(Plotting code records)

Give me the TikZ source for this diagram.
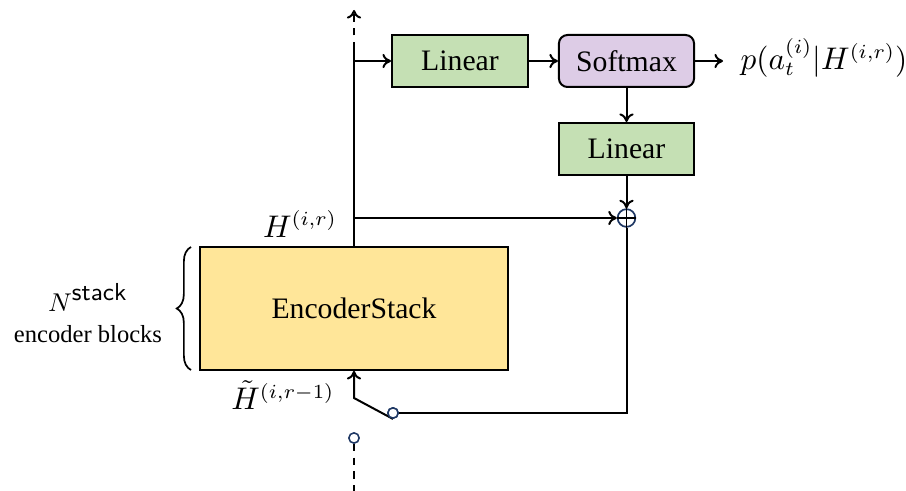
\documentclass[tikz,border=0pt]{standalone}
\usepackage{fontspec}
\setmainfont{Liberation Serif}
\usetikzlibrary{arrows.meta,decorations.pathreplacing}
\definecolor{lgreen}{HTML}{C5E0B4}
\definecolor{lpurple}{HTML}{DDCCE6}
\definecolor{lyellow}{HTML}{FFE699}
\definecolor{navy}{HTML}{1F3864}
\begin{document}
\begin{tikzpicture}[x=0.35pt,y=-0.35pt, line width=0.7pt, >={To[length=3pt,width=5pt]},
  font=\fontsize{10.4}{12.5}\selectfont,
  blk/.style={draw, inner sep=0pt, minimum height=18.2pt},
  port/.style={circle, draw=navy, fill=white, inner sep=0pt, minimum size=3.6pt, line width=0.55pt},
  dsh/.style={dash pattern=on 2.6pt off 2.2pt},
  mlab/.style={font=\fontsize{10.7}{12.5}\selectfont}]
\useasboundingbox (0,0) rectangle (906,491);
\node[blk, fill=lgreen, minimum width=47.6pt] (lin1) at (460,61) {Linear};
\node[blk, fill=lpurple, rounded corners=3pt, minimum width=47.3pt] (soft) at (626.5,61) {Softmax};
\node[blk, fill=lgreen, minimum width=47pt] (lin2) at (626.5,149) {Linear};
\node[blk, fill=lyellow, minimum width=107.8pt, minimum height=43pt] (enc) at (354,308.5) {EncoderStack};
\node[circle, draw=navy, fill=white, inner sep=0pt, minimum size=6.2pt, line width=0.6pt] (plus) at (626.5,218) {};
\draw[line width=0.5pt] (plus.north) -- (plus.south) (plus.west) -- (plus.east);
% labels
\node[mlab] (plab) at (824,58) {$p(a_t^{(i)}|H^{(i,r)})$};
\node[mlab] (hlab) at (300,224) {$H^{(i,r)}$};
\node[mlab] (htlab) at (283,395) {$\tilde{H}^{(i,r-1)}$};
\node[align=center, font=\fontsize{8.6}{11}\selectfont] (nlab) at (88,313) {$N^{\textsf{stack}}$\\encoder blocks};
% coordinates
\coordinate (top) at (354,10);
\coordinate (ds) at (354,49);
\coordinate (br) at (354,61);
\coordinate (hb) at (354,218);
\coordinate (pout) at (723,61);
\coordinate (kn) at (354,398);
\coordinate (bot) at (354,491);
\coordinate (bt) at (191,247);
\coordinate (bb) at (191,370);
% connectors
\draw (enc.north) -- (ds);
\draw[dsh,->] (ds) -- (top);
\draw[->] (br) -- (lin1.west);
\draw[->] (lin1.east) -- (soft.west);
\draw[->] (soft.east) -- (pout);
\draw[->] (soft.south) -- (lin2.north);
\draw[->] (lin2.south) -- (plus.north);
\draw[->] (hb) -- (plus.west);
\node[port] (sw1) at (393,413) {};
\node[port] (sw2) at (354,438) {};
\draw (plus.south) |- (sw1.east);
\draw[->] (sw1.south) -- (kn) -- (enc.south);
\draw[dsh] (sw2.south) -- (bot);
\node[port] at (393,413) {};
\draw[decorate, decoration={brace, amplitude=5pt}, line width=0.6pt] (bb) -- (bt);
\end{tikzpicture}
\end{document}
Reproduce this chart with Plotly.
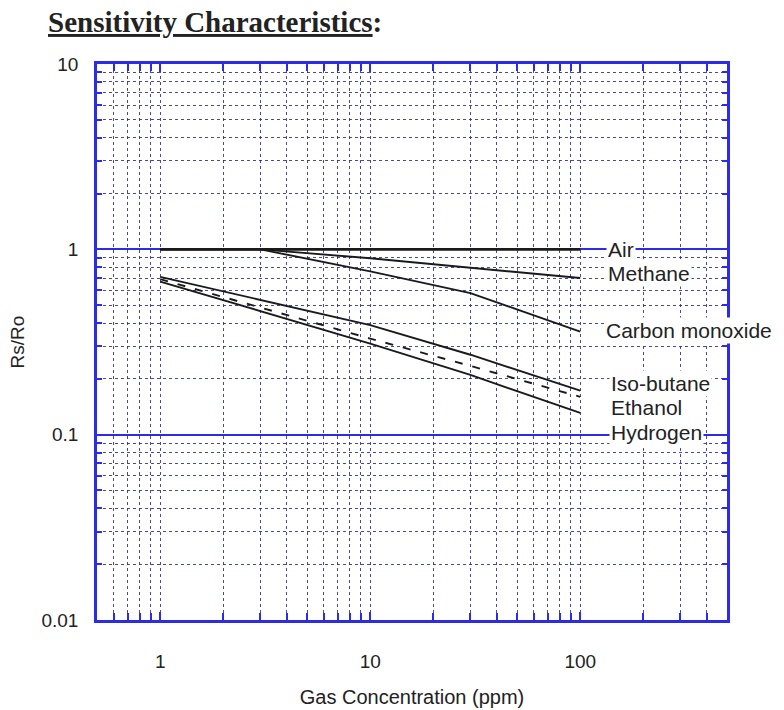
import math
import plotly.graph_objects as go

# ---- data ----
air_x = [1, 100]
air_y = [1.0, 1.0]
methane_x = [1, 3, 10, 100]
methane_y = [1.0, 1.0, 0.895, 0.70]
co_x = [1, 3, 10, 30, 100]
co_y = [1.0, 1.0, 0.76, 0.58, 0.36]
isobutane_x = [1, 10, 30, 100]
isobutane_y = [0.71, 0.39, 0.27, 0.173]
ethanol_x = [1, 10, 30, 100]
ethanol_y = [0.69, 0.33, 0.235, 0.16]
hydrogen_x = [1, 10, 30, 100]
hydrogen_y = [0.67, 0.31, 0.21, 0.131]

x_ticks = [1, 10, 100]
x_ticktext = ["1", "10", "100"]
y_ticks = [0.01, 0.1, 1, 10]
y_ticktext = ["0.01", "0.1", "1", "10"]
x_minor = [0.6, 0.7, 0.8, 0.9] + [k for k in range(2, 10)] + [10 * k for k in range(2, 10)] + [200, 300, 400]
y_minor = [k / 100 for k in range(2, 10)] + [k / 10 for k in range(2, 10)] + [k for k in range(2, 10)]

label_names = ["Air", "Methane", "Carbon monoxide", "Iso-butane", "Ethanol", "Hydrogen"]

FONT = "Liberation Sans, Arial, sans-serif"
BLUE = "#2c2ce8"
GRID = "rgba(40,40,150,0.85)"
LINE = "#1a1a1a"

fig = go.Figure()
series = [
    (air_x, air_y, 2.8, "solid"),
    (methane_x, methane_y, 1.9, "solid"),
    (co_x, co_y, 1.9, "solid"),
    (isobutane_x, isobutane_y, 1.9, "solid"),
    (ethanol_x, ethanol_y, 1.9, "8px,10px"),
    (hydrogen_x, hydrogen_y, 1.9, "solid"),
]
for (xs, ys, w, d), name in zip(series, label_names):
    fig.add_trace(go.Scatter(x=xs, y=ys, mode="lines", name=name,
                             line=dict(color=LINE, width=w, dash=d),
                             showlegend=False, hoverinfo="skip"))

# label positions (left edge px, centre y px) in the 784x710 canvas
L, T, W, H = 97, 64, 630, 556
label_pos = [(606, 249), (606, 273), (604, 330), (609, 383), (609, 408), (609, 432)]
for name, (px, py) in zip(label_names, label_pos):
    fig.add_annotation(text=name, xref="paper", yref="paper",
                       x=(px - L) / W, y=(T + H - py) / H,
                       xanchor="left", yanchor="middle", showarrow=False,
                       font=dict(family=FONT, size=21, color="#222"),
                       bgcolor="white", borderpad=1)

# title
fig.add_annotation(text="<b><u>Sensitivity Characteristics</u>:</b>",
                   xref="paper", yref="paper",
                   x=(46 - L) / W, y=(T + H - 22) / H,
                   xanchor="left", yanchor="middle", showarrow=False,
                   font=dict(family="Liberation Serif, Times New Roman, serif", size=29, color="#222"))

axis_common = dict(
    type="log", showline=True, linecolor=BLUE, linewidth=2.5, mirror="allticks",
    ticks="inside", ticklen=8, tickwidth=2, tickcolor=BLUE,
    tickfont=dict(family=FONT, size=19, color="#222"),
    zeroline=False,
)

fig.update_xaxes(
    **axis_common,
    range=[math.log10(0.5), math.log10(500)],
    tickmode="array", tickvals=x_ticks, ticktext=x_ticktext,
    showgrid=True, gridcolor=GRID, gridwidth=1.2, griddash="dot",
    minor=dict(tickvals=x_minor, ticks="inside", ticklen=7, tickwidth=1.5, tickcolor=BLUE,
               showgrid=True, gridcolor=GRID, gridwidth=1.2, griddash="dot"),
    ticklabelstandoff=22,
    title=dict(text="Gas Concentration (ppm)", font=dict(family=FONT, size=20, color="#222"), standoff=20),
)
fig.update_yaxes(
    **axis_common,
    range=[-2, 1],
    tickmode="array", tickvals=y_ticks, ticktext=y_ticktext,
    showgrid=True, gridcolor=BLUE, gridwidth=2,
    minor=dict(tickvals=y_minor, ticks="inside", ticklen=5, tickwidth=1.5, tickcolor=BLUE,
               showgrid=True, gridcolor=GRID, gridwidth=1.2, griddash="dot"),
    ticklabelstandoff=12,
    title=dict(text="Rs/Ro", font=dict(family=FONT, size=19, color="#222"), standoff=12),
)

fig.update_layout(
    width=784, height=710,
    margin=dict(l=L, r=784 - L - W, t=T, b=710 - T - H, autoexpand=False),
    paper_bgcolor="white", plot_bgcolor="white",
    showlegend=False,
)

fig.write_html("out.html")
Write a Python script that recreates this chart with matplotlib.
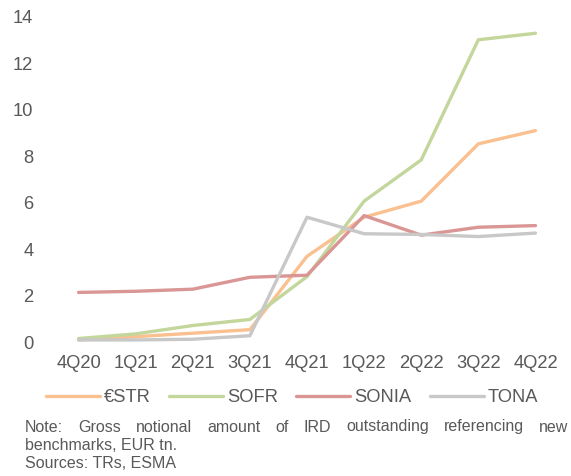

EXERCISE PROMPT: Return to the listing above and set it down exactly, leaving out its pictures.

SOLVED EXERCISE:
Give me the TikZ source for this diagram.
\documentclass[tikz,border=0pt]{standalone}
\usepackage{fontspec}
\setmainfont{Liberation Serif}
\usetikzlibrary{arrows.meta,decorations.pathreplacing}
\definecolor{lgreen}{HTML}{C5E0B4}
\definecolor{lpurple}{HTML}{DDCCE6}
\definecolor{lyellow}{HTML}{FFE699}
\definecolor{navy}{HTML}{1F3864}
\begin{document}
\begin{tikzpicture}[x=0.35pt,y=-0.35pt, line width=0.7pt, >={To[length=3pt,width=5pt]},
  font=\fontsize{10.4}{12.5}\selectfont,
  blk/.style={draw, inner sep=0pt, minimum height=18.2pt},
  port/.style={circle, draw=navy, fill=white, inner sep=0pt, minimum size=3.6pt, line width=0.55pt},
  dsh/.style={dash pattern=on 2.6pt off 2.2pt},
  mlab/.style={font=\fontsize{10.7}{12.5}\selectfont}]
\useasboundingbox (0,0) rectangle (906,491);
\node[blk, fill=lgreen, minimum width=47.6pt] (lin1) at (460,61) {Linear};
\node[blk, fill=lpurple, rounded corners=3pt, minimum width=47.3pt] (soft) at (626.5,61) {Softmax};
\node[blk, fill=lgreen, minimum width=47pt] (lin2) at (626.5,149) {Linear};
\node[blk, fill=lyellow, minimum width=107.8pt, minimum height=43pt] (enc) at (354,308.5) {EncoderStack};
\node[circle, draw=navy, fill=white, inner sep=0pt, minimum size=6.2pt, line width=0.6pt] (plus) at (626.5,218) {};
\draw[line width=0.5pt] (plus.north) -- (plus.south) (plus.west) -- (plus.east);
% labels
\node[mlab] (plab) at (824,58) {$p(a_t^{(i)}|H^{(i,r)})$};
\node[mlab] (hlab) at (300,224) {$H^{(i,r)}$};
\node[mlab] (htlab) at (283,395) {$\tilde{H}^{(i,r-1)}$};
\node[align=center, font=\fontsize{8.6}{11}\selectfont] (nlab) at (88,313) {$N^{\textsf{stack}}$\\encoder blocks};
% coordinates
\coordinate (top) at (354,10);
\coordinate (ds) at (354,49);
\coordinate (br) at (354,61);
\coordinate (hb) at (354,218);
\coordinate (pout) at (723,61);
\coordinate (kn) at (354,398);
\coordinate (bot) at (354,491);
\coordinate (bt) at (191,247);
\coordinate (bb) at (191,370);
% connectors
\draw (enc.north) -- (ds);
\draw[dsh,->] (ds) -- (top);
\draw[->] (br) -- (lin1.west);
\draw[->] (lin1.east) -- (soft.west);
\draw[->] (soft.east) -- (pout);
\draw[->] (soft.south) -- (lin2.north);
\draw[->] (lin2.south) -- (plus.north);
\draw[->] (hb) -- (plus.west);
\node[port] (sw1) at (393,413) {};
\node[port] (sw2) at (354,438) {};
\draw (plus.south) |- (sw1.east);
\draw[->] (sw1.south) -- (kn) -- (enc.south);
\draw[dsh] (sw2.south) -- (bot);
\node[port] at (393,413) {};
\draw[decorate, decoration={brace, amplitude=5pt}, line width=0.6pt] (bb) -- (bt);
\end{tikzpicture}
\end{document}
Reproduce this chart with Plotly.
import math
import plotly.graph_objects as go

# ---- data ----
air_x = [1, 100]
air_y = [1.0, 1.0]
methane_x = [1, 3, 10, 100]
methane_y = [1.0, 1.0, 0.895, 0.70]
co_x = [1, 3, 10, 30, 100]
co_y = [1.0, 1.0, 0.76, 0.58, 0.36]
isobutane_x = [1, 10, 30, 100]
isobutane_y = [0.71, 0.39, 0.27, 0.173]
ethanol_x = [1, 10, 30, 100]
ethanol_y = [0.69, 0.33, 0.235, 0.16]
hydrogen_x = [1, 10, 30, 100]
hydrogen_y = [0.67, 0.31, 0.21, 0.131]

x_ticks = [1, 10, 100]
x_ticktext = ["1", "10", "100"]
y_ticks = [0.01, 0.1, 1, 10]
y_ticktext = ["0.01", "0.1", "1", "10"]
x_minor = [0.6, 0.7, 0.8, 0.9] + [k for k in range(2, 10)] + [10 * k for k in range(2, 10)] + [200, 300, 400]
y_minor = [k / 100 for k in range(2, 10)] + [k / 10 for k in range(2, 10)] + [k for k in range(2, 10)]

label_names = ["Air", "Methane", "Carbon monoxide", "Iso-butane", "Ethanol", "Hydrogen"]

FONT = "Liberation Sans, Arial, sans-serif"
BLUE = "#2c2ce8"
GRID = "rgba(40,40,150,0.85)"
LINE = "#1a1a1a"

fig = go.Figure()
series = [
    (air_x, air_y, 2.8, "solid"),
    (methane_x, methane_y, 1.9, "solid"),
    (co_x, co_y, 1.9, "solid"),
    (isobutane_x, isobutane_y, 1.9, "solid"),
    (ethanol_x, ethanol_y, 1.9, "8px,10px"),
    (hydrogen_x, hydrogen_y, 1.9, "solid"),
]
for (xs, ys, w, d), name in zip(series, label_names):
    fig.add_trace(go.Scatter(x=xs, y=ys, mode="lines", name=name,
                             line=dict(color=LINE, width=w, dash=d),
                             showlegend=False, hoverinfo="skip"))

# label positions (left edge px, centre y px) in the 784x710 canvas
L, T, W, H = 97, 64, 630, 556
label_pos = [(606, 249), (606, 273), (604, 330), (609, 383), (609, 408), (609, 432)]
for name, (px, py) in zip(label_names, label_pos):
    fig.add_annotation(text=name, xref="paper", yref="paper",
                       x=(px - L) / W, y=(T + H - py) / H,
                       xanchor="left", yanchor="middle", showarrow=False,
                       font=dict(family=FONT, size=21, color="#222"),
                       bgcolor="white", borderpad=1)

# title
fig.add_annotation(text="<b><u>Sensitivity Characteristics</u>:</b>",
                   xref="paper", yref="paper",
                   x=(46 - L) / W, y=(T + H - 22) / H,
                   xanchor="left", yanchor="middle", showarrow=False,
                   font=dict(family="Liberation Serif, Times New Roman, serif", size=29, color="#222"))

axis_common = dict(
    type="log", showline=True, linecolor=BLUE, linewidth=2.5, mirror="allticks",
    ticks="inside", ticklen=8, tickwidth=2, tickcolor=BLUE,
    tickfont=dict(family=FONT, size=19, color="#222"),
    zeroline=False,
)

fig.update_xaxes(
    **axis_common,
    range=[math.log10(0.5), math.log10(500)],
    tickmode="array", tickvals=x_ticks, ticktext=x_ticktext,
    showgrid=True, gridcolor=GRID, gridwidth=1.2, griddash="dot",
    minor=dict(tickvals=x_minor, ticks="inside", ticklen=7, tickwidth=1.5, tickcolor=BLUE,
               showgrid=True, gridcolor=GRID, gridwidth=1.2, griddash="dot"),
    ticklabelstandoff=22,
    title=dict(text="Gas Concentration (ppm)", font=dict(family=FONT, size=20, color="#222"), standoff=20),
)
fig.update_yaxes(
    **axis_common,
    range=[-2, 1],
    tickmode="array", tickvals=y_ticks, ticktext=y_ticktext,
    showgrid=True, gridcolor=BLUE, gridwidth=2,
    minor=dict(tickvals=y_minor, ticks="inside", ticklen=5, tickwidth=1.5, tickcolor=BLUE,
               showgrid=True, gridcolor=GRID, gridwidth=1.2, griddash="dot"),
    ticklabelstandoff=12,
    title=dict(text="Rs/Ro", font=dict(family=FONT, size=19, color="#222"), standoff=12),
)

fig.update_layout(
    width=784, height=710,
    margin=dict(l=L, r=784 - L - W, t=T, b=710 - T - H, autoexpand=False),
    paper_bgcolor="white", plot_bgcolor="white",
    showlegend=False,
)

fig.write_html("out.html")
Write a Python script that recreates this chart with matplotlib.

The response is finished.